The Agricultural Conservation Easement Program works with landowners to limit non-agricultural uses on farm or grass lands and to protect, restore or enhance wetlands.
Background: The loss of wetlands has been a concern of U.S. policymakers for several decades. These ecosystems provide many benefits, including wildlife habitat, water storage and purification, recreation and aesthetic values, and production of food and timber. Although coastal wetlands are well-known, they constitute only about 5% of the total; other types of wetlands include swamps, potholes and playa lakes. More recently, the encroachment of urban sprawl and development onto productive agricultural land has also become an issue of public debate. Congress previously responded to these concerns through the creation of several programs based on easements – long-term restrictions on land use that landowners voluntarily place on their property in return for government payments. The programs included the Wetlands Reserve Program (WRP), Farmland Protection Program (FPP) and Grassland Reserve Program (GRP).The Agricultural Act of 2014 (2014 farm bill) consolidated these programs into a new initiative called the Agricultural Conservation Easement Program (ACEP) that operates similarly to its predecessor programs.

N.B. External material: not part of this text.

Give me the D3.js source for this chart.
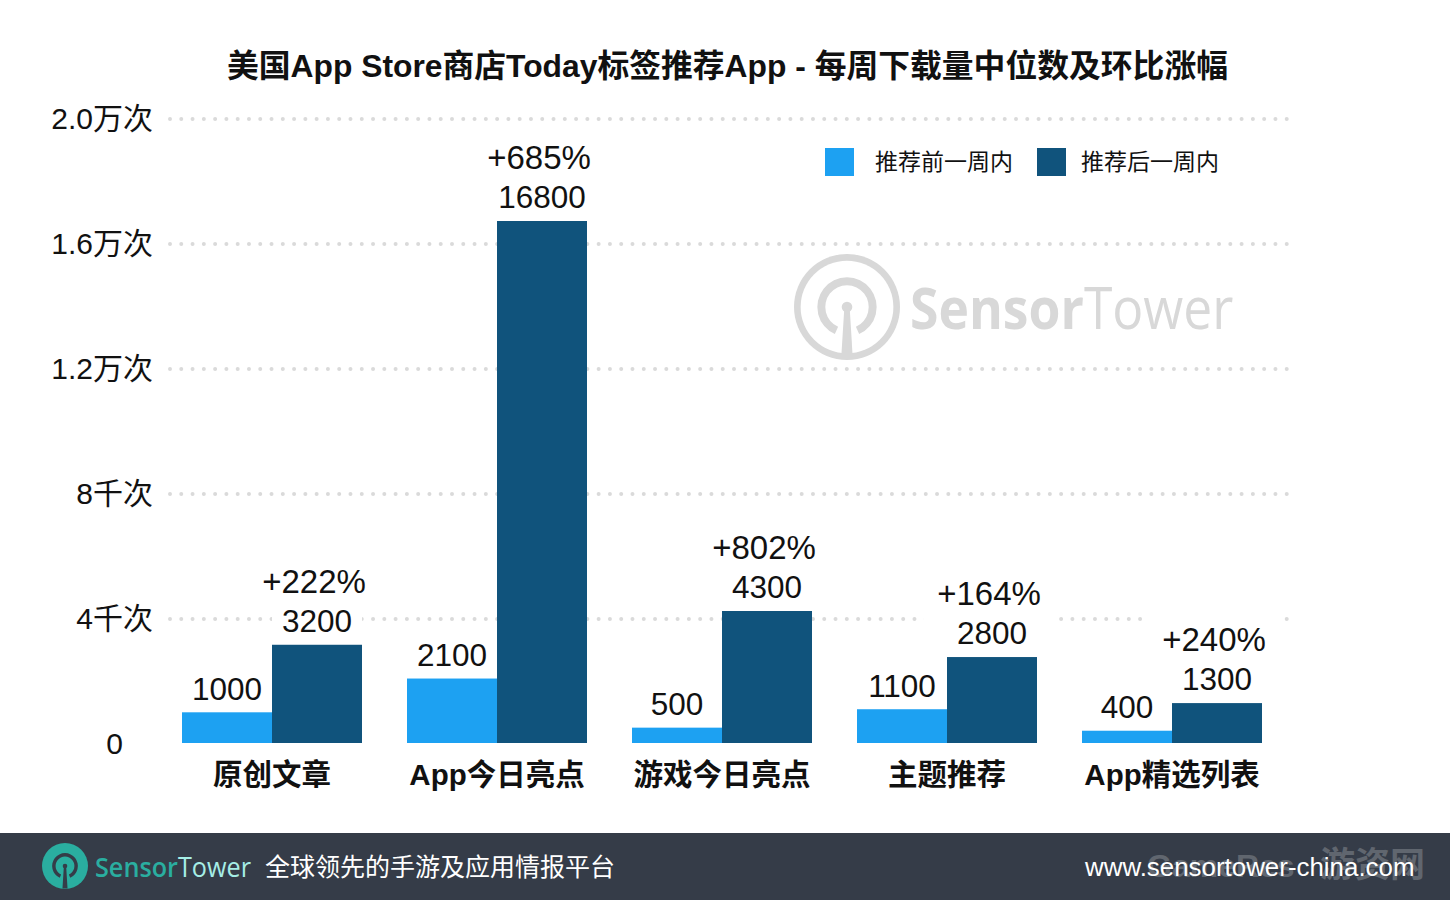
<!DOCTYPE html>
<html>
<head>
    <meta charset="utf-8">
    <title>Today标签推荐App</title>
    <script src="https://d3js.org/d3.v7.min.js"></script>
    <style>
        html, body { margin: 0; padding: 0; background: #fff; }
        svg { display: block; }
        text { font-family: "Liberation Sans", "Noto Sans CJK SC", sans-serif; fill: #111; }
        .grid line { stroke: #dadada; stroke-width: 4px; stroke-linecap: round; stroke-dasharray: 0 11.28; }
        .cat { font-size: 29.5px; font-weight: 700; text-anchor: middle; }
        .val { font-size: 31.5px; text-anchor: middle; }
        .pct { font-size: 33px; text-anchor: middle; }
        .tick-label { font-size: 30px; text-anchor: end; }
        .legend { font-size: 23px; }
    </style>
</head>
<body>
<script>
    var categories = ["原创文章", "App今日亮点", "游戏今日亮点", "主题推荐", "App精选列表"];
    var before = [1000, 2100, 500, 1100, 400];
    var after = [3200, 16800, 4300, 2800, 1300];
    var growth = ["+222%", "+685%", "+802%", "+164%", "+240%"];
    var ticks = [0, 4000, 8000, 12000, 16000, 20000];
    var tickLabels = ["0", "4千次", "8千次", "1.2万次", "1.6万次", "2.0万次"];
    var seriesNames = ["推荐前一周内", "推荐后一周内"];
    var colors = ["#1da1f2", "#10537c"];

    var width = 1450, height = 900;
    var svg = d3.select("body").append("svg").attr("width", width).attr("height", height);

    var x0 = d3.scaleBand().domain(categories).range([159.5, 1284.5]).paddingInner(0.2).paddingOuter(0.1);
    var x1 = d3.scaleBand().domain([0, 1]).range([0, x0.bandwidth()]);
    var y = d3.scaleLinear().domain([0, 20000]).range([744, 119]);
    // bars in the source don't quite follow the grid, small ones come out shorter
    var yBar = d3.scaleLinear().domain([0, 4300, 16800]).range([743, 611, 221]);

    svg.append("text").attr("x", 727.5).attr("y", 77)
        .attr("text-anchor", "middle").style("font-size", "31.8px").style("font-weight", 700)
        .text("美国App Store商店Today标签推荐App - 每周下载量中位数及环比涨幅");

    svg.append("g").attr("class", "grid").selectAll("line")
        .data(ticks.slice(1)).enter().append("line")
        .attr("x1", 170).attr("x2", 1288)
        .attr("y1", function(d) { return y(d); })
        .attr("y2", function(d) { return y(d); });

    svg.selectAll(".tick-label").data(ticks).enter().append("text")
        .attr("class", "tick-label")
        .attr("x", function(d) { return d === 0 ? 123 : 153; })
        .attr("y", function(d) { return y(d) + 9.5; })
        .text(function(d, i) { return tickLabels[i]; });

    drawLogo(svg.append("g").attr("transform", "translate(847,307)"), 53, "#d8d8d8", "#fff");
    svg.append("text").attr("transform", "translate(910,329) scale(0.89,1)")
        .style("font-family", "'Open Sans'").style("font-size", "58px")
        .selectAll("tspan").data(["Sensor", "Tower"]).enter().append("tspan")
        .style("font-weight", function(d, i) { return i ? 400 : 700; })
        .style("fill", "#d8d8d8")
        .text(function(d) { return d; });

    var groups = svg.selectAll(".cat-g").data(categories).enter().append("g")
        .attr("transform", function(d) { return "translate(" + x0(d) + ",0)"; });

    // white boxes behind the labels hide the grid, the percent box is wider
    groups.append("rect").attr("x", x1(1)).attr("width", x1.bandwidth())
        .attr("y", function(d, i) { return yBar(after[i]) - 40; })
        .attr("height", 40).attr("fill", "#fff");
    groups.append("rect").attr("x", x1(1) + x1.bandwidth() / 2 - 3 - 65).attr("width", 130)
        .attr("y", function(d, i) { return yBar(after[i]) - 88; })
        .attr("height", 52).attr("fill", "#fff");

    groups.append("rect").attr("x", x1(0)).attr("width", x1.bandwidth())
        .attr("y", function(d, i) { return yBar(before[i]); })
        .attr("height", function(d, i) { return yBar(0) - yBar(before[i]); })
        .attr("fill", colors[0]);
    groups.append("rect").attr("x", x1(1)).attr("width", x1.bandwidth())
        .attr("y", function(d, i) { return yBar(after[i]); })
        .attr("height", function(d, i) { return yBar(0) - yBar(after[i]); })
        .attr("fill", colors[1]);

    groups.append("text").attr("class", "val")
        .attr("x", x1(0) + x1.bandwidth() / 2)
        .attr("y", function(d, i) { return yBar(before[i]) - 12.5; })
        .text(function(d, i) { return before[i]; });
    groups.append("text").attr("class", "val")
        .attr("x", x1(1) + x1.bandwidth() / 2)
        .attr("y", function(d, i) { return yBar(after[i]) - 13; })
        .text(function(d, i) { return after[i]; });
    groups.append("text").attr("class", "pct")
        .attr("x", x1(1) + x1.bandwidth() / 2 - 3)
        .attr("y", function(d, i) { return yBar(after[i]) - 52; })
        .text(function(d, i) { return growth[i]; });

    groups.append("text").attr("class", "cat")
        .attr("x", x0.bandwidth() / 2).attr("y", 785)
        .text(function(d) { return d; });

    var legendX = [825, 1037], legendTextX = [875, 1081];
    seriesNames.forEach(function(name, i) {
        svg.append("rect").attr("x", legendX[i]).attr("y", 148).attr("width", 29).attr("height", 28).attr("fill", colors[i]);
        svg.append("text").attr("class", "legend").attr("x", legendTextX[i]).attr("y", 170).text(name);
    });

    // footer band
    svg.append("rect").attr("x", 0).attr("y", 833).attr("width", width).attr("height", 67).attr("fill", "#353c48");
    drawLogo(svg.append("g").attr("transform", "translate(65,866)"), 23, "#2aaea0", "#353c48");
    svg.append("text").attr("transform", "translate(95,877) scale(0.934,1)")
        .style("font-family", "'Open Sans'").style("font-size", "27px")
        .selectAll("tspan").data(["Sensor", "Tower"]).enter().append("tspan")
        .style("font-weight", function(d, i) { return i ? 400 : 600; })
        .style("fill", function(d, i) { return i ? "#a6eee6" : "#2aaea0"; })
        .text(function(d) { return d; });
    svg.append("text").attr("x", 265).attr("y", 876).style("font-size", "25px").style("fill", "#fff")
        .text("全球领先的手游及应用情报平台");
    svg.append("text").attr("x", 1147).attr("y", 877).style("font-size", "32px").style("font-weight", 700)
        .style("fill", "#60666f").text("GameRes");
    svg.append("text").attr("x", 1320).attr("y", 877).style("font-size", "35px").style("font-weight", 700)
        .style("fill", "#60666f").text("游资网");
    svg.append("text").attr("x", 1085).attr("y", 876).style("font-size", "25.9px").style("fill", "#fff")
        .text("www.sensortower-china.com");

    function drawLogo(g, r, color, bg) {
        var onWhite = bg === "#fff";
        var mark = onWhite ? color : bg;
        g.append("circle").attr("r", r).attr("fill", color);
        g.append("circle").attr("r", r * 0.875).attr("fill", onWhite ? "#fff" : color);
        var arc = d3.arc().innerRadius(r * 0.41).outerRadius(r * 0.56)
            .startAngle(-2.72).endAngle(2.72);
        g.append("path").attr("d", arc()).attr("fill", mark);
        g.append("path")
            .attr("d", "M" + (-r * 0.05) + ",0L" + (r * 0.05) + ",0L" + (r * 0.11) + "," + (r * 0.98)
                + "L" + (-r * 0.11) + "," + (r * 0.98) + "Z")
            .attr("fill", mark);
        g.append("circle").attr("r", r * 0.1).attr("fill", mark);
    }
</script>
</body>
</html>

Program Operation: ACEP offers two types of easements: agricultural land easements (ALE) that limit the non-productive use of farm or grass lands, and wetland reserve easements (WRE) to protect and restore wetlands. ALEs generally work through partners such as state and local governments, Native American tribes and non-profit organizations. USDA pays up to 50% of the easement’s market value (75% for some environmentally significant grasslands), with partners providing the remaining financing and making sure the terms of the easement are kept. (In an easement, the landowner retains ownership of the land but accepts certain binding restrictions on the property’s use.)
WREs differ from ALEs in their term (they are generally either permanent or 30 years in length) and also in that USDA deals directly with individual landowners and pays the full market value of the easement. Landowners have responsibilities, laid out in a contract, to restore, protect or improve wetlands. `
Though ACEP is new, its predecessor programs markedly advanced agricultural land and wetland conservation. For example, from the former WRP’s inception through 2012, more than 2.6 million acres of wetlands were enrolled. Federal spending on the WRP totaled nearly $588 million in 2012.The WRP interacted with a number of other public policies, including conservation compliance and Section 404 permits under the Clean Water Act, to mitigate the conversion of wetlands. Overall, annual wetland losses of around 500,000 acres were turned around, to the point that in some recent years there were small overall net gains in wetland acreage.
Administration: The ACEP is operated by the Natural Resources Conservation Service (NRCS).
Statutory Authority: 16 U.S.C. 3865.